Giorgos Borboudakis, University of Crete, Heraklion, Greece
Ioannis Tsamardinos, University of Crete, Heraklion, Greece, Gnosis Data Analysis (JADBio), Institute of Applied and Computational Mathematics, Foundation for Research and Technology, Hellas, Greece
Read more on SPRINGER: https://link.springer.com/article/10.1007/s10618-020-00731-7
Most feature selection methods identify only a single solution. This is acceptable for predictive purposes, but is not sufficient for knowledge discovery if multiple solutions exist. We propose a strategy to extend a class of greedy methods to efficiently identify multiple solutions, and show under which conditions it identifies all solutions. We also introduce a taxonomy of features that takes the existence of multiple solutions into account. Furthermore, we explore different definitions of statistical equivalence of solutions, as well as methods for testing equivalence. A novel algorithm for compactly representing and visualizing multiple solutions is also introduced. In experiments we show that (a) the proposed algorithm is significantly more computationally efficient than the TIE* algorithm, the only alternative approach with similar theoretical guarantees, while identifying similar solutions to it, and (b) that the identified solutions have similar predictive performance.

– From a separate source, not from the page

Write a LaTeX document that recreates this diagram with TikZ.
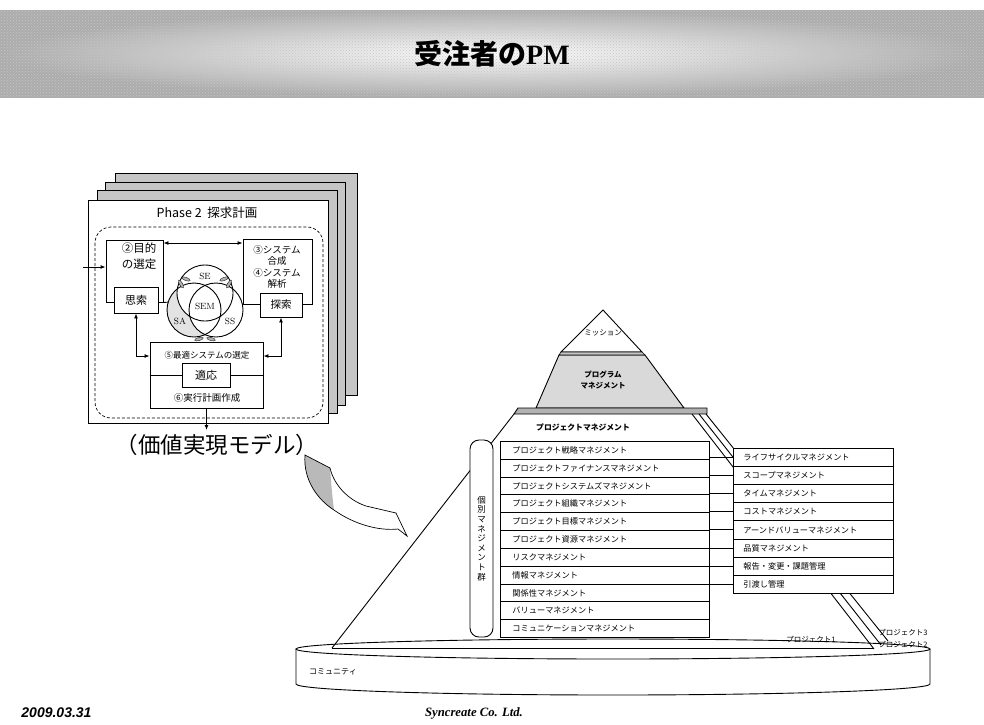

The researchers present a novel strategy for extending feature selection algorithms to identify multiple statistically equivalent solutions, and proved under which conditions the algorithm is able to identify all solutions. Furthermore, they extended the taxonomy of features proposed by John et al. (1994) to also take multiplicity into account. They also proposed three definitions of statistical equivalence of solutions, as well as methods for testing them. In experiments, they showed that the proposed algorithm is significantly faster than the TIE* algorithm (Statnikov et al. 2013), the only other method with the same theoretical guarantees, while returning similar solutions. This happens because their algorithm directly takes advantage of the computations performed during the search, while TIE* does not. As presented, the strategy can be used to extend greedy algorithms that consist of a forward and a backward phase. However, similar ideas could be used for a more general class of algorithms, namely methods that search in the space of solutions by adding or removing one or multiple features at each iteration. This would allow the extension of methods like recursive feature elimination, lasso (Tibshirani 1996), and stepwise selection (Kutner et al. 2004; Weisberg 2005) methods, to name a few. A limitation of the experimental evaluation is that the algorithms have only been evaluated on regression and binary classification tasks. A more extensive evaluation, including larger numbers of datasets and other common tasks, such as multiclass classification, survival analysis and time course analysis, would be a valuable future research direction.